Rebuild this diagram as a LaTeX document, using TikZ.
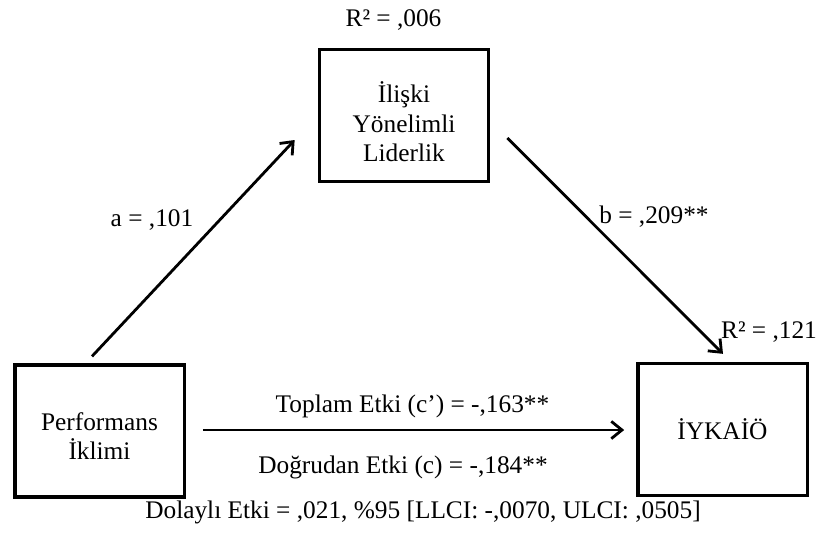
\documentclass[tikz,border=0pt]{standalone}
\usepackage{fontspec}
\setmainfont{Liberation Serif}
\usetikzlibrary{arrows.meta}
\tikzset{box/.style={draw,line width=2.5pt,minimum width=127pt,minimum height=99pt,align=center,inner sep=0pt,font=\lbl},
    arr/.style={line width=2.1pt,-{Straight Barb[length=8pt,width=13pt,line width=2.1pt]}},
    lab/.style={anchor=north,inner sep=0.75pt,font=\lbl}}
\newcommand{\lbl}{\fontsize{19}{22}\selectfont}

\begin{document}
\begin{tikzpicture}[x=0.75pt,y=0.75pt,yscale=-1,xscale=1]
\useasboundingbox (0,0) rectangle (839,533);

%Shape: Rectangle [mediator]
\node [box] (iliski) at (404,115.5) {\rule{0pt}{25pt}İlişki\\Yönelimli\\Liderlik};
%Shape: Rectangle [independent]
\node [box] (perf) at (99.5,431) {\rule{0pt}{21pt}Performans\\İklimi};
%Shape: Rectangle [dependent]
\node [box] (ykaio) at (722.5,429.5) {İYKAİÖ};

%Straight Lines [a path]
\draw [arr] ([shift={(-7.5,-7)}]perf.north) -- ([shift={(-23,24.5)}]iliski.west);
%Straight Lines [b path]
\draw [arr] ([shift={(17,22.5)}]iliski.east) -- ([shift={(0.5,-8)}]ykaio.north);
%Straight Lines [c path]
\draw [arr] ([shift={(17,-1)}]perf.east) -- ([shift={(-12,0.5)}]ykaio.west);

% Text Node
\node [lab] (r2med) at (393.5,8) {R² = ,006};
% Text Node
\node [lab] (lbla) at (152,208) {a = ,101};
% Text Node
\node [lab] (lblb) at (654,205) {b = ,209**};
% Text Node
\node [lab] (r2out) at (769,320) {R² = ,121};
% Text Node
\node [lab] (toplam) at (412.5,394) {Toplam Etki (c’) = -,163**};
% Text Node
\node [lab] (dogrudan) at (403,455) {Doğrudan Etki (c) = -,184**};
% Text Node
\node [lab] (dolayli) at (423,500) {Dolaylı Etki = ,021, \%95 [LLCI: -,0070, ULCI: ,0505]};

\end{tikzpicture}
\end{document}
========================
_SHORT PROBLEM_: Write down every line from the opening of the listing to the line with "[box] (ykaio) at", both included, and nothing else; the pictures are omitted.

_TASK OUTPUT_:
Rebuild this diagram as a LaTeX document, using TikZ.
\documentclass[tikz,border=0pt]{standalone}
\usepackage{fontspec}
\setmainfont{Liberation Serif}
\usetikzlibrary{arrows.meta}
\tikzset{box/.style={draw,line width=2.5pt,minimum width=127pt,minimum height=99pt,align=center,inner sep=0pt,font=\lbl},
    arr/.style={line width=2.1pt,-{Straight Barb[length=8pt,width=13pt,line width=2.1pt]}},
    lab/.style={anchor=north,inner sep=0.75pt,font=\lbl}}
\newcommand{\lbl}{\fontsize{19}{22}\selectfont}

\begin{document}
\begin{tikzpicture}[x=0.75pt,y=0.75pt,yscale=-1,xscale=1]
\useasboundingbox (0,0) rectangle (839,533);

%Shape: Rectangle [mediator]
\node [box] (iliski) at (404,115.5) {\rule{0pt}{25pt}İlişki\\Yönelimli\\Liderlik};
%Shape: Rectangle [independent]
\node [box] (perf) at (99.5,431) {\rule{0pt}{21pt}Performans\\İklimi};
%Shape: Rectangle [dependent]
\node [box] (ykaio) at (722.5,429.5) {İYKAİÖ};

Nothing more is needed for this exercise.